Bicycle rickshaws here. Interesting to catalog in passing each city's unique transport. It would make a good picture table book. How do these skinny men carry these loads? In this heat?
Thinking about Jodpur, fondly of Narayan Singh, and his hospitality and open heart and policy of treating his guests like family. Even fondly of his talking too much: monologues about friendship, "they must be welded. Do you know where that term comes from? Welded -- two things become one", about his career as an aeronautical engineer, his award for fastest long-haul flight from Jodpur to Madras. He showed us the photo of India's first Prime Minister, Neru, shaking his hand at the ceremony.
Narayan's genuine interest in us was in striking contrast to the treatment we receive in general here. Erik summed it up nicely by saying if we fell asleep on the street, we'd likely be eaten alive.
+ + + + +
Stepping into the Ganges with Erik felt important. We were surrounded by tens of thousands of Hindu pilgrims, there to wash away the equivalent of their sins. I felt dizzy getting in, and clear-minded and open-hearted. Afterwards we stood on the ghat (steps) to watch the priests perform the daily Ganga Aarti ritual at sunset. The fire ceremony was accompanied by chanting and leaf boats carrying flowers, candles, and incense as offerings to the river goddess. Against my will it felt like a magical place.

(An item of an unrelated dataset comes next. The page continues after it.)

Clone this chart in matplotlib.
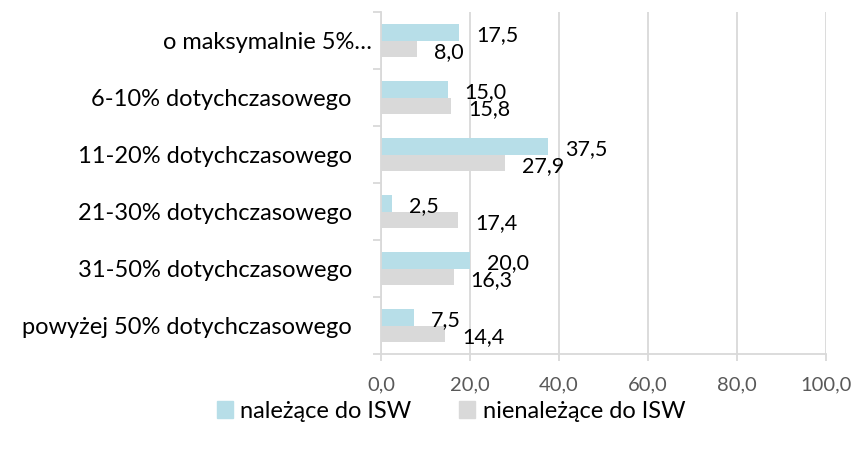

The spot is called HARI-KI-PAIRI, the footstep of God, where the god Vishnu left his footprint in stone. This is also a highly auspicious location because it is purportedly the precise spot where the Ganges leaves the mountains and enters the plains.
+ + + + +
The dream of being forsaken
The dream of diving (unharmed) with sharks
The dream of a dry pool full of kittens
The dream of cleaning shit
The dream of the painted letter to Debbie in Antarctica
(format stolen from Jonathan Safran Foer)
+ + + + +
30 June :: Rishikesh :: Coffee Shop overlooking the Ganges and the Laxman Jhula Footbridge
The two young Indian men sitting next to me at the coffee shop are twisting Rubix cubes. Brings us back to 1982. Yesterday Erik saw a sadhu (renunciate monk) with a miniature one tied to the top of his walking stick.
The sounds here are typical of India: Temple bells ringing, the drone of priests chanting, the constant loud beeping of traffic.
+ + + + +
India, more than any other country we've visited seems to have resisted becoming westernized through and through. It will be interesting to come back in 20 years to see how they've incorporated the technology of the West and if the culture inevitably invades as well.
+ + + + +
I should be flattered, but I find it annoying (I'm grateful I'm not famous) that people often stop me on the street wanting to take a photo of their family with a Western (white) person. And I find it even more annoying that even MORE people (dozens a day) stop me to shake my hand and ask me my name and where I'm from. They're probably just being welcoming (and aren't I a bitch), but my privacy and personal space feels invaded. Like when I was lying down on the train, and a girl entered my cabin and took my hand (then asked my name and started the typical script). I suppose a great deal of my aversion is that 3/4 of these well-wishers then ask for money or for you to eat at their restaurant or buy silk in THEIR emporium or give them chocolate or one school pen. I'm looking forward to Paris, where nobody knows your name.